The first canopy beds were suspended from the ceiling, with the canopy and drapes covering and surrounding a bed for privacy and warmth. In the 15th century, four-post beds were coveted and the curtains, sometimes embroidered of fine heavy cloths, were very expensive. We know they were valuable because wealthy landowners often included these beds in their wills.
Since roofs were thatched in these days, it is assumed that canopy beds served an additional purpose which was to protect the sleeper from droppings from the ceilings, ranging from water to pest excrement. It was a useful invention, no doubt, and nowadays we can enjoy canopy beds for the aesthetic, and thankfully not the practical use.
Trepanning: The Medieval Lobotomy
Trepanning is a barbaric form of medical treatment from the Middle Ages. Intended to cure mental illness, migraines, epilepsy, and other brain ailments, some patients survived the so-called cure. The procedure entailed drilling into the side of the patient’s skull, without anesthesia, to expose the outer membrane of the brain.
As the oldest form of surgery known, predating the Medievalists by thousands of years, it was thought to relieve pressure in the brain so that “the humors and air may go out and evaporate.” Yeah. We guess, when you're working with next to no concrete knowledge of how the human body works, this wasn't such a leap.
His Royal Throne
The king’s padded potty was tended by a loyal servant. Known as “The Groom of the King’s Stool,” the coveted position required moving the throne from place to place so it could be at the king’s constant disposal. Duties also included wiping the royal bum whenever the king relieved himself. Towels, water, and a washbowl were at hand.
The keeper of the Stool was one of the king’s closest confidants, highly compensated, and usually a son of noblemen. His duties often led to higher positions. The bedazzled porta-potty was invented for King Henry VIII and wasn’t abolished until 1901 by King Edward VII.
Lice Thrived in the Dark Ages
Lice were so prevalent and so ubiquitous in Medieval times that people could not escape it. What they called “worms with feet” were a part of life, so much so that medical experts believed lice and other parasites were produced by the body at certain times. Lice were everywhere, not just in hair. Some swarmed around eyes.
Far from lice only afflicting the peasantry, Pope Clement V was reported to have a cavity in his tooth where a louse tossed about. King Henry IV’s head was found squirming with lice by Adam of Usk who crowned him in 1399.
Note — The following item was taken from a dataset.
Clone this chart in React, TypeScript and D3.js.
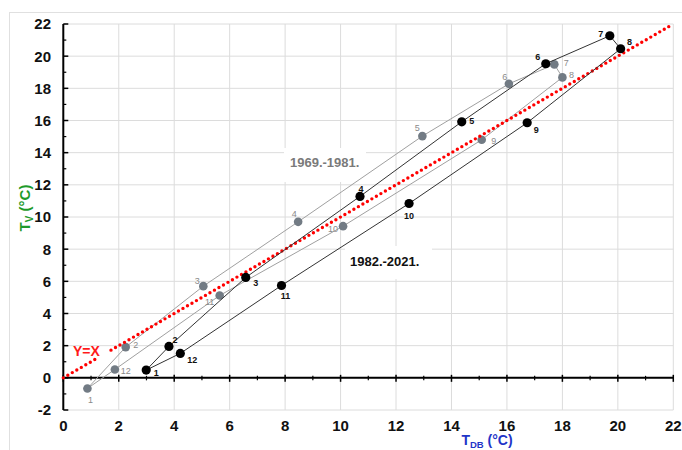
import React from "react";
import * as d3 from "d3";

// Months 1..12
const months = [1, 2, 3, 4, 5, 6, 7, 8, 9, 10, 11, 12];

// 1969.-1981. series (gray)
const grayTdb = [0.87, 2.25, 5.05, 8.47, 12.95, 16.07, 17.71, 18.0, 15.09, 10.09, 5.64, 1.86];
const grayTv = [-0.66, 1.91, 5.7, 9.7, 15.03, 18.28, 19.49, 18.68, 14.8, 9.43, 5.12, 0.52];

// 1982.-2021. series (black)
const blackTdb = [2.99, 3.81, 6.58, 10.7, 14.37, 17.4, 19.71, 20.1, 16.73, 12.47, 7.87, 4.22];
const blackTv = [0.48, 1.95, 6.24, 11.28, 15.92, 19.53, 21.27, 20.46, 15.86, 10.84, 5.74, 1.52];

// Y = X reference line segments (gap left for the label)
const yxSegments = [
  [0, 1.15],
  [1.72, 21.9],
];

const xTicks = d3.range(0, 23, 2);
const yTicks = d3.range(-2, 23, 2);
const xMinor = d3.range(1, 22, 2);
const yMinor = d3.range(-1, 22, 2);

const seriesNames = ["1969.-1981.", "1982.-2021."];

// label offsets (layout only)
const grayLabelOffsets: [number, number][] = [
  [3, 11], [10, -2], [-6, -5], [-4, -8], [-5, -8], [-4, -7],
  [12, -2], [9, -3], [12, 1], [-10, 3], [-10, 6], [11, 1],
];
const blackLabelOffsets: [number, number][] = [
  [10, 3], [6, -7], [10, 5], [1, -8], [10, -1], [-8, -7],
  [-9, -2], [9, -7], [9, 7], [0, 12], [4, 10], [12, 6],
];

const W = 682;
const H = 450;
const FONT = "'Liberation Sans', Arial, sans-serif";

export default function App() {
  const x = d3.scaleLinear().domain([0, 22]).range([63.3, 673.3]);
  const y = d3.scaleLinear().domain([-2, 22]).range([410, 24]);

  const grayPts = months.map((m, i) => ({ m, x: grayTdb[i], y: grayTv[i] }));
  const blackPts = months.map((m, i) => ({ m, x: blackTdb[i], y: blackTv[i] }));

  const loop = d3
    .line<{ x: number; y: number }>()
    .x((d) => x(d.x))
    .y((d) => y(d.y))
    .curve(d3.curveLinearClosed);

  return (
    <svg
      width={W}
      height={H}
      style={{ position: "absolute", left: 0, top: 0, display: "block", background: "#fff" }}
      fontFamily={FONT}
    >
      <rect x={0} y={0} width={W} height={H} fill="#fff" />
      <rect x={9.5} y={12.5} width={720} height={480} fill="none" stroke="#e0e0e0" strokeWidth={1} />

      {/* gridlines */}
      {xTicks.map((t) => (
        <line key={"gx" + t} x1={x(t)} x2={x(t)} y1={y(-2)} y2={y(22)} stroke="#dcdcdc" strokeWidth={1} />
      ))}
      {yTicks.map((t) => (
        <line key={"gy" + t} x1={x(0)} x2={x(22)} y1={y(t)} y2={y(t)} stroke="#dcdcdc" strokeWidth={1} />
      ))}

      {/* label boxes */}
      <rect x={284} y={148} width={82} height={34} fill="#fff" />
      <rect x={345} y={246} width={87} height={33} fill="#fff" />

      {/* axes */}
      <line x1={x(0)} x2={x(0)} y1={y(-2)} y2={y(22)} stroke="#000" strokeWidth={2} />
      {yTicks.map((t) => (
        <line key={"ty" + t} x1={x(0)} x2={x(0) + 5} y1={y(t)} y2={y(t)} stroke="#000" strokeWidth={1.5} />
      ))}
      {yMinor.map((t) => (
        <line key={"tym" + t} x1={x(0)} x2={x(0) + 3} y1={y(t)} y2={y(t)} stroke="#000" strokeWidth={1.2} />
      ))}
      <line x1={x(0)} x2={x(22)} y1={y(0)} y2={y(0)} stroke="#000" strokeWidth={2} />
      {xTicks.map((t) => (
        <line key={"tx" + t} x1={x(t)} x2={x(t)} y1={y(0) - 3} y2={y(0) + 4} stroke="#000" strokeWidth={1.5} />
      ))}
      {xMinor.map((t) => (
        <line key={"txm" + t} x1={x(t)} x2={x(t)} y1={y(0) - 2} y2={y(0) + 2.5} stroke="#000" strokeWidth={1.2} />
      ))}

      {/* tick labels */}
      {yTicks.map((t) => (
        <text key={"ly" + t} x={51} y={y(t)} dy="0.36em" textAnchor="end" fontSize={15} fontWeight="bold" fill="#111">
          {t}
        </text>
      ))}
      {xTicks.map((t) => (
        <text key={"lx" + t} x={x(t)} y={431} textAnchor="middle" fontSize={15} fontWeight="bold" fill="#111">
          {t}
        </text>
      ))}

      {/* axis titles */}
      <text x={487} y={445} textAnchor="middle" fontSize={14} fontWeight="bold" fill="#1f35c8">
        T<tspan fontSize={9.5} dy={2.5}>DB</tspan>
        <tspan dy={-2.5}> (°C)</tspan>
      </text>
      <text
        transform="translate(30,208) rotate(-90)"
        textAnchor="middle"
        fontSize={15}
        fontWeight="bold"
        fill="#1e9a2a"
      >
        T<tspan fontSize={10} dy={3}>V</tspan>
        <tspan dy={-3}> (°C)</tspan>
      </text>

      {/* gray series */}
      <path d={loop(grayPts) || ""} fill="none" stroke="#a0a0a0" strokeWidth={1} />
      {grayPts.map((p) => (
        <circle key={"gp" + p.m} cx={x(p.x)} cy={y(p.y)} r={4.3} fill="#727b84" />
      ))}
      {grayPts.map((p, i) => (
        <text
          key={"gl" + p.m}
          x={x(p.x) + grayLabelOffsets[i][0]}
          y={y(p.y) + grayLabelOffsets[i][1]}
          dy="0.35em"
          textAnchor="middle"
          fontSize={9}
          fill="#8a8a8a"
        >
          {p.m}
        </text>
      ))}

      {/* Y = X dotted line */}
      {yxSegments.map((s, i) => (
        <line
          key={"yx" + i}
          x1={x(s[0])}
          y1={y(s[0])}
          x2={x(s[1])}
          y2={y(s[1])}
          stroke="#ff0000"
          strokeWidth={3.4}
          strokeDasharray="0 5.2"
          strokeLinecap="round"
        />
      ))}
      <text x={73} y={356} fontSize={14} fontWeight="bold" fill="#ff1a1a">
        Y=X
      </text>

      {/* black series */}
      <path d={loop(blackPts) || ""} fill="none" stroke="#333" strokeWidth={1} />
      {blackPts.map((p) => (
        <circle key={"bp" + p.m} cx={x(p.x)} cy={y(p.y)} r={4.6} fill="#000" />
      ))}
      {blackPts.map((p, i) => (
        <text
          key={"bl" + p.m}
          x={x(p.x) + blackLabelOffsets[i][0]}
          y={y(p.y) + blackLabelOffsets[i][1]}
          dy="0.35em"
          textAnchor="middle"
          fontSize={9}
          fontWeight="bold"
          fill="#111"
        >
          {p.m}
        </text>
      ))}

      {/* series labels */}
      <text x={290} y={167} fontSize={13} fontWeight="bold" fill="#7a7a7a">
        {seriesNames[0]}
      </text>
      <text x={350} y={266} fontSize={13} fontWeight="bold" fill="#111">
        {seriesNames[1]}
      </text>
    </svg>
  );
}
The Black Death was the King Kong of Plagues
The medieval period was racked with epidemics, plagues, and disease, but none were as merciless as the Bubonic Plague, or what we know as the Black Death. Between 1328 and 1351, it tracked trading routes, wiping out a full 50 percent of Europe’s population, killing 200 million people. That is equivalent to the entire U.S. population in 1967. Life expectancy plummeted to age 17.
The pandemic brought symptoms that included high fever, delirium, vomiting, bleeding in the lungs, and, most notably, painful swelling in the lymph nodes. The painful swollen boils in the neck turned red and eventually black—large black boils oozing with pus and blood—hence the name. It was transmitted by fleas on vermin to humans.